» **Charts and diagrams as code**
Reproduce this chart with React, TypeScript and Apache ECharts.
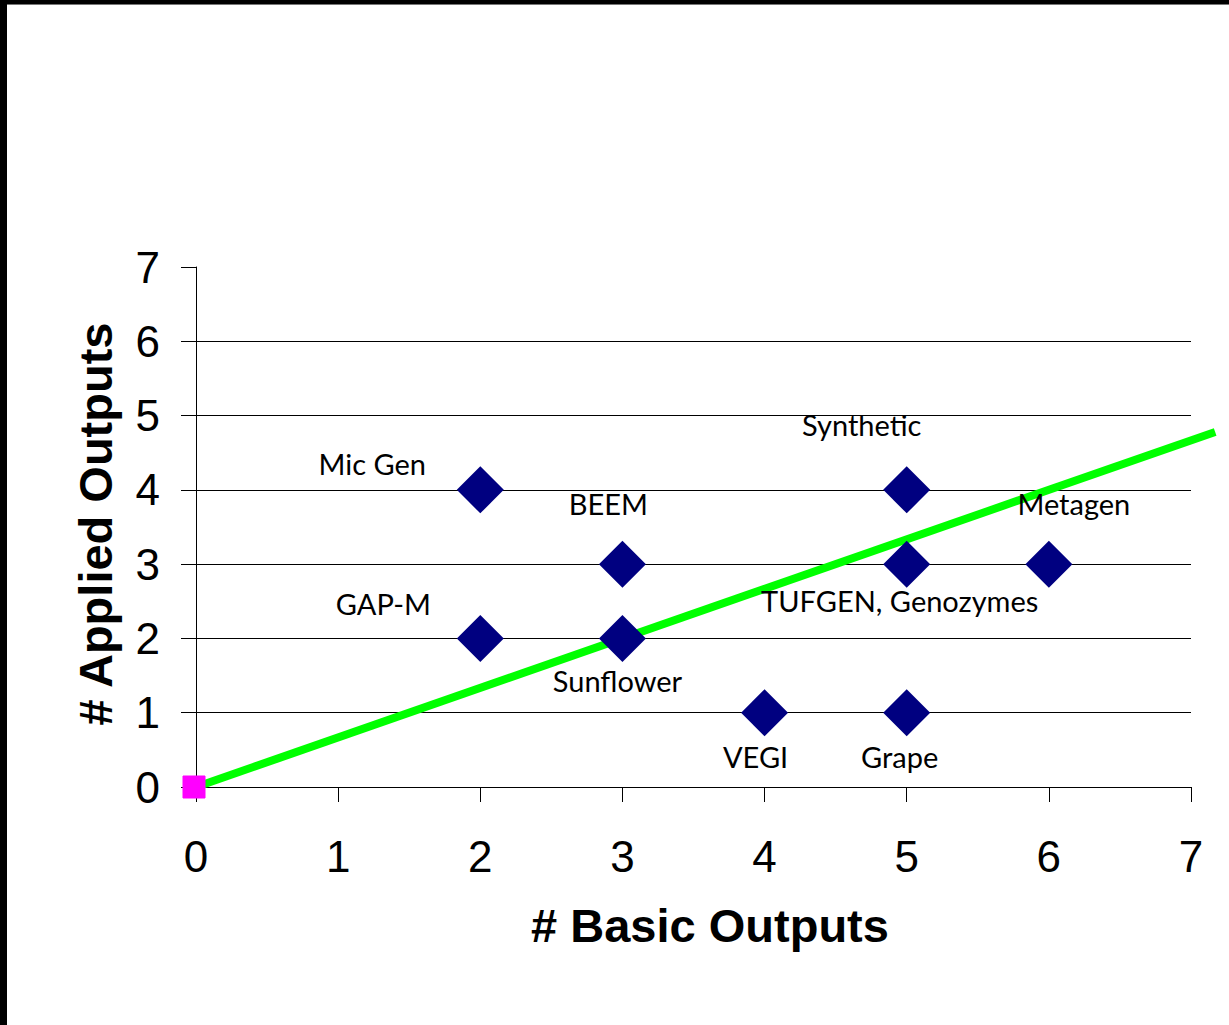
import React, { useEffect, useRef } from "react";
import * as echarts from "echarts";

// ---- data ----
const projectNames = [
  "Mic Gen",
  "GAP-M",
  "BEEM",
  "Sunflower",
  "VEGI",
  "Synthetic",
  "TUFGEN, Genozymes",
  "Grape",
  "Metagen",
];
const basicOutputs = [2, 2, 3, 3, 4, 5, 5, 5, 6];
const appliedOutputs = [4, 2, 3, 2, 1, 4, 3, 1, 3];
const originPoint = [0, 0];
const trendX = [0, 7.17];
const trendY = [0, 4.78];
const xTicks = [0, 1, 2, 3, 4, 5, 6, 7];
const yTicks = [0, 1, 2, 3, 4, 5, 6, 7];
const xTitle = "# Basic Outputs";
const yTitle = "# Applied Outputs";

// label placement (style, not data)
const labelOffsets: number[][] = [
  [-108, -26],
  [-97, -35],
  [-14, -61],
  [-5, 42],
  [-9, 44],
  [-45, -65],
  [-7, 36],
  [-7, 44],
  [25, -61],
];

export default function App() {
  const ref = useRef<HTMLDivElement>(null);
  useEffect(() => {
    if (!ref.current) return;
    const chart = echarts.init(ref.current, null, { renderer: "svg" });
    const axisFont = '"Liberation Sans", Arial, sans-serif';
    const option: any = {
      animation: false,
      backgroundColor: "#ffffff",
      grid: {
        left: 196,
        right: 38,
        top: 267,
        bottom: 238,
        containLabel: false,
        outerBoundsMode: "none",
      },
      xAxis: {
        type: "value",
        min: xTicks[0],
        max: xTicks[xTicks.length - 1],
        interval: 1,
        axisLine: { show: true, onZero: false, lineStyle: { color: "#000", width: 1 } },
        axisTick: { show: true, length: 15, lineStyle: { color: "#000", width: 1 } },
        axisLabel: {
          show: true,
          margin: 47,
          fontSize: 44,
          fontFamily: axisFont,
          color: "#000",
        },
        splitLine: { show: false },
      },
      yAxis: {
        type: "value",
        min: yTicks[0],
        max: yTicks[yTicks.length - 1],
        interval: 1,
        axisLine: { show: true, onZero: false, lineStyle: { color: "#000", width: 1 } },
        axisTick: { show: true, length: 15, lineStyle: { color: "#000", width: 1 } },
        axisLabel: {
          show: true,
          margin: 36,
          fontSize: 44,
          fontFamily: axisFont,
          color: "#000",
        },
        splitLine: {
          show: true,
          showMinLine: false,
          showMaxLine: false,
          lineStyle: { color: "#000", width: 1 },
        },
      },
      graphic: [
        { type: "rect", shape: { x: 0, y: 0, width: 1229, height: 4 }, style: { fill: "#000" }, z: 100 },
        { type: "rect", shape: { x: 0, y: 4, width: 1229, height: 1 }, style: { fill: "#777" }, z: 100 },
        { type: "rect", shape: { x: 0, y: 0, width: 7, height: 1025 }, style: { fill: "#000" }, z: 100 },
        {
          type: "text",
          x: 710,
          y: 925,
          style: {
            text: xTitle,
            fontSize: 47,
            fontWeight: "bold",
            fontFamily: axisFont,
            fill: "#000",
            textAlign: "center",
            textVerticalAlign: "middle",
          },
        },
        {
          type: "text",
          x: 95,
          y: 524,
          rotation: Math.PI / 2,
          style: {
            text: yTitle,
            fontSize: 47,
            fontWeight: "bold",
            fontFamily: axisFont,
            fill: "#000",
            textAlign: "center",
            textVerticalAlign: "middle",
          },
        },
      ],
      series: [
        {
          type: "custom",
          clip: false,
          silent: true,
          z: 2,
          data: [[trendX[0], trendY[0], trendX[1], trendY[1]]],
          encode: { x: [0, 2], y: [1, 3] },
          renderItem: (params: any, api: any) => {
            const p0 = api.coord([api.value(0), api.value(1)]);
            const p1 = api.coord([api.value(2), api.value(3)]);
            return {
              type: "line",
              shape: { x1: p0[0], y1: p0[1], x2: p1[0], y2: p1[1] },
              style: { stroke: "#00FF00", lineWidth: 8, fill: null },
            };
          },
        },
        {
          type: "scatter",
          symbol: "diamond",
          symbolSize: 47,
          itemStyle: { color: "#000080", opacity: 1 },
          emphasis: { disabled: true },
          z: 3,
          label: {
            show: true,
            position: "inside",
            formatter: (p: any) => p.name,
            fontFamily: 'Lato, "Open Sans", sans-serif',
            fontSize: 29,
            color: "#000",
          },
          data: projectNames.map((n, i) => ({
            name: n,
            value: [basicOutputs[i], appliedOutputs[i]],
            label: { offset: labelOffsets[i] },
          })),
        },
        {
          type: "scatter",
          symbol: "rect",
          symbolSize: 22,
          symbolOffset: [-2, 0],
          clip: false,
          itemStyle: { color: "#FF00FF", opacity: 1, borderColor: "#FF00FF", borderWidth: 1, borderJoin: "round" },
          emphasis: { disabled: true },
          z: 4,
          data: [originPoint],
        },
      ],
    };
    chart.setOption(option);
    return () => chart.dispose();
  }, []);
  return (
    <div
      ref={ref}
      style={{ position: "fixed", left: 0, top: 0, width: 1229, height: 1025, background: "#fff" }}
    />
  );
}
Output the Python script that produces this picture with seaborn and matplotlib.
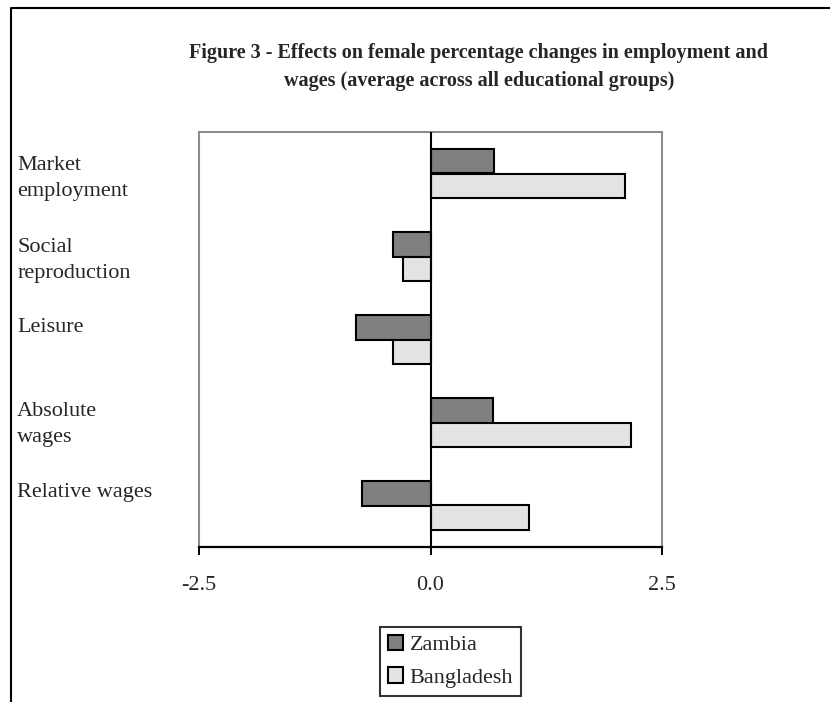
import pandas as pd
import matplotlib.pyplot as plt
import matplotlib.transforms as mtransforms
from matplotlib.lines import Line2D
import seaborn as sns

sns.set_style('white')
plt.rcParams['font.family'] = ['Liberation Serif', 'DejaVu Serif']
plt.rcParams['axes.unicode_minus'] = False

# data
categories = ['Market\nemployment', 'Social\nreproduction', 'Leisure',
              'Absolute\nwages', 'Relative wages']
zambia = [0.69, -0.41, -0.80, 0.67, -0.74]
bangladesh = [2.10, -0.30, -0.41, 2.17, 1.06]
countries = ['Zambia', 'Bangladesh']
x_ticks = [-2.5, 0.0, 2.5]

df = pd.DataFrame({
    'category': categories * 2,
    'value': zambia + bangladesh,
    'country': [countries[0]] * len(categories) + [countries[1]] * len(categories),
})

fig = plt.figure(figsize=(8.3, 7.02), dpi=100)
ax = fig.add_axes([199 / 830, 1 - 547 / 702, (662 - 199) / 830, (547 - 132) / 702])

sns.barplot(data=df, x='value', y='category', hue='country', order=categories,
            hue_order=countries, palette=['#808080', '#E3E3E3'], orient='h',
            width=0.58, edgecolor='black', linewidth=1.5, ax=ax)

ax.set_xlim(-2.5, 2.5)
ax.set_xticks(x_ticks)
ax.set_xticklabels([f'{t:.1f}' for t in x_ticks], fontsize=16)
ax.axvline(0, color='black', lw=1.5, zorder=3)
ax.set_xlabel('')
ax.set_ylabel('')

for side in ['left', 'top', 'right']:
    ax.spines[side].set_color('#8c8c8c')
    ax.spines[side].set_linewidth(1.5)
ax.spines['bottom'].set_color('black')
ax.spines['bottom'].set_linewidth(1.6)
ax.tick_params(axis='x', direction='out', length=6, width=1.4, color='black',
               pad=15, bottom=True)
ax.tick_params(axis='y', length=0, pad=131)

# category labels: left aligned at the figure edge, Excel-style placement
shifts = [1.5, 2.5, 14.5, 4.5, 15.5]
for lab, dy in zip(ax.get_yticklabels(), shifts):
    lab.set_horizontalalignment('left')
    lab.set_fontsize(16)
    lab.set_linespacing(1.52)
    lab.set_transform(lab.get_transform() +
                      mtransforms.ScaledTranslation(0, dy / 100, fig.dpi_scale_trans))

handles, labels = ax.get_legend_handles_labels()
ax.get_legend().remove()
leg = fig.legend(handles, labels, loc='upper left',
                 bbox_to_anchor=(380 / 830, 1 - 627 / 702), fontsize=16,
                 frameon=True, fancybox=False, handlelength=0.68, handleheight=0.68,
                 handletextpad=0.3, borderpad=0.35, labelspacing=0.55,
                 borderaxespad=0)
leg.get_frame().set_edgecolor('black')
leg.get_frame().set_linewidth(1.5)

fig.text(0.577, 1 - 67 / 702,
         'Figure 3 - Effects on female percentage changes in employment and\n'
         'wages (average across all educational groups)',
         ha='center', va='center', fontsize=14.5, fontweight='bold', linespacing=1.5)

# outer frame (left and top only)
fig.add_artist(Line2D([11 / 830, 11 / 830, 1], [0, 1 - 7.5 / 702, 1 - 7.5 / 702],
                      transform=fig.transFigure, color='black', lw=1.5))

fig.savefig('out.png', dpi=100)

» **The request**
Copy nothing past the line containing "import * as": reproduce every line from the start of the records up to it, skipping pictures.

» **Expected answer**
Reproduce this chart with React, TypeScript and Apache ECharts.
import React, { useEffect, useRef } from "react";
import * as echarts from "echarts";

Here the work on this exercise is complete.